Almost two years ago, singer Miriam Makeba, whose lyrics and life reflect Third World struggles, performed in Lesotho. That appearance in a nation locked in by her country of birth, South Africa, was the closest she has been to her home in more than 20 years.
"It felt good, for a change, to address an audience in your own language. Of course there was also a sadness, when you look across the border and realize that is the border and that our umbilical cords are buried on the other side. It was kind of a sweet-and-sour feeling," recalls Makeba.
Makeba, who prefers to be called a "realist" rather than a "protest singer," is performing tonight with the master jazz drummer Max Roach at the Kennedy Center. This, her first concert tour of the United States in l0 years, has been organized and produced by the New York-based South African Students Union. It was her strong allegiance to the students that prompted her return to a country that once rejected her and her politics.

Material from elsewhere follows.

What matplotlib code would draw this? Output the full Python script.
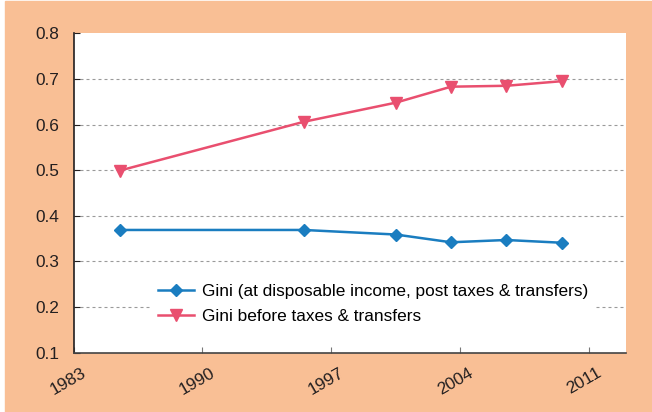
import matplotlib.pyplot as plt
from matplotlib.transforms import ScaledTranslation

plt.rcParams['font.family'] = ['Liberation Sans', 'DejaVu Sans']

# Gini coefficients
years = [1985.5, 1995.5, 2000.5, 2003.5, 2006.5, 2009.5]
gini_disposable = [0.369, 0.369, 0.359, 0.342, 0.347, 0.341]
gini_before = [0.499, 0.606, 0.648, 0.683, 0.685, 0.695]

xticks = [1983, 1990, 1997, 2004, 2011]
yticks = [0.1, 0.2, 0.3, 0.4, 0.5, 0.6, 0.7, 0.8]

peach = '#f9bf95'
blue = '#1a7dc0'
red = '#e94f6f'
textc = '#231f20'
fs = 12.4

fig = plt.figure(figsize=(6.52, 4.12), dpi=100)
fig.patch.set_facecolor('white')
# peach panel, with a thin white strip on the left and top
bg = plt.Rectangle((5/652, 0), 1 - 5/652, 1 - 1/412,
                   transform=fig.transFigure, color=peach, zorder=-10)
fig.add_artist(bg)

ax = fig.add_axes([73.5/652, 1 - 352.7/412, (626 - 73.5)/652, (352.7 - 33.3)/412])
ax.set_facecolor('white')

ax.plot(years, gini_disposable, color=blue, lw=1.8, marker='D', ms=6,
        label='Gini (at disposable income, post taxes & transfers)', zorder=3)
ax.plot(years, gini_before, color=red, lw=1.8, marker='v', ms=8.5,
        label='Gini before taxes & transfers', zorder=3)

ax.set_xlim(1983, 2013)
ax.set_ylim(0.1, 0.8)
ax.set_xticks(xticks)
ax.set_yticks(yticks)
ax.set_xticklabels([str(y) for y in xticks], rotation=30, ha='center')
ax.set_yticklabels(['%.1f' % v for v in yticks])
ax.tick_params(axis='both', direction='in', labelsize=fs, colors=textc, length=4)
ax.tick_params(axis='x', colors='#777777', labelcolor=textc, pad=9)
ax.tick_params(axis='y', pad=10)
shift = ScaledTranslation(-5/100, 0, fig.dpi_scale_trans)
for lab in ax.get_xticklabels():
    lab.set_transform(lab.get_transform() + shift)

for v in yticks[1:-1]:
    ax.axhline(v, color='#9a9a9a', lw=0.8, ls=(0, (2.7, 2.7)), zorder=1)

ax.spines['top'].set_visible(False)
ax.spines['right'].set_visible(False)
ax.spines['left'].set_color(textc)
ax.spines['bottom'].set_color('#444444')
ax.spines['left'].set_linewidth(1.2)
ax.spines['bottom'].set_linewidth(1.2)

leg = ax.legend(loc='lower left', bbox_to_anchor=(0.124, 0.04), fontsize=fs,
                frameon=True, facecolor='white', edgecolor='none', framealpha=1,
                fancybox=False, handlelength=2.1, handletextpad=0.5, labelspacing=0.62)
leg.set_zorder(4)

fig.savefig('out.png', dpi=100, facecolor=fig.get_facecolor())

"The students certainly didn't need to convince me to return, as a mother, as an artist. They need my help, they can have it," says Makeba, who had her South African citizenship revoked after her appearance in an anti-apartheid film. She speaks in whispers, more from fatigue after a night of traveling than from any hesitation about her purpose. The fact that the tour coincides with her 50th birthday next month prompts a coyness that usually doesn't surface in her conversations.
"I don't know about this birthday. I think I should slow down," laughs Makeba, who lives in Guinea, spends more than half the year touring and is finishing work on a film about South Africa. There are few signs of age in her small, taut face, gently framed by gold-decorated braids. When she sings a thunder explodes from her short, robust form. On Wednesday night Mayor Marion Barry and Lettumplay, a local arts group, honored her at a party and she sang her thanks with an old song that expresses the life of many exiles, "I Walk Alone."
In a song entitled "West Wind," Makeba sings: "Make us free from exploitation and strife/because nothing is more precious than life/West wind with your splendor take my people by the hand/Spread your glory sunshine, Mother Africa, unify my precious land."
When she lived in the United States in the 1960s, she already was an internationally known singer, introduced to America by Harry Belafonte and Steve Allen. In turn, she introduced the South African languages and legends of Xhosa and Zulu in vibrant, haunting songs. Her departure in 1968 coincided with her marriage to Stokely Carmichael, now called Kwame Toure, who gave much of the black power and separatist movement of the late '60s its ideology and charisma.
"I had decided to leave anyway because I felt I was missing Africa. I had been away from Africa 10 years, long enough. But at the same time, I married Stokely and all of a sudden concerts were gone, records disappeared," says Makeba. "I decided not to fight--to concentrate where I didn't have any harassments or any problems, where I could just perform."
What happened during the 10 years she and Toure were married, any glimpses of the love that brought them together and the changes that pulled them apart, is private. "No, when you love somebody, you didn't think of things like that," she says, discussing the costs to her career. "I didn't think they would make my life a personal issue. I thought people would be more intelligent," she says. And, reflecting on the political atmosphere of the times, she asks, "What did it do? We didn't bring down any city, any government, like they were saying. We were just two people who wanted to be together and somehow, unfortunately, it lasted only 10 years. But everyone is happy now." Both have remarried; her fourth husband is a manager for Sabena Airlines.
This week Toure is also in town, and she says they have talked. "Even when I chicken out, I keep good relations, it's too much effort to stay nasty," she laughs. But she closes off any more personal talk. "I do not like to talk about my private life in the news. I always tried to avoid that. That's why most people don't know I am divorced from Stokely. People still call me, ask me, 'How is the brother?' and I say 'Okay' and leave it. Anything else is too Hollywood and I am hardly a Hollywood star. I don't have the glamor. Somehow there's a feeling that artists have to say everything and anything about themselves. I just believe some things are sacred," says Makeba.
Some people would argue that Makeba has stood for something more lasting than glamor, that she has symbolized artistic integrity and consistency. "I haven't changed because my world hasn't changed," she says. "I always have been branded a political singer but I sing about life. If it becomes political, that's because it's real."
Through the years, her songs have prodded her listeners. In "Khawuleza (Hurry Mamma Hurry)" she warns, "Hurry, mamma and hide/The police are on their way," and in "Baile Banahe (Gone Are My Children)" she laments, "Our sons have been sent to the mines/perhaps never to return."
But right now she refuses to discuss American politics. "When you are in somebody's house you have to behave as a guest. You cannot abuse your host," she says. But she finds the Reagan administration's openness to the Pretoria government "sad." Like all refugees, she would like to go home someday. South Africa stays with her like an unhealed wound. "One feels outrage because what is being done is outrageous," she says.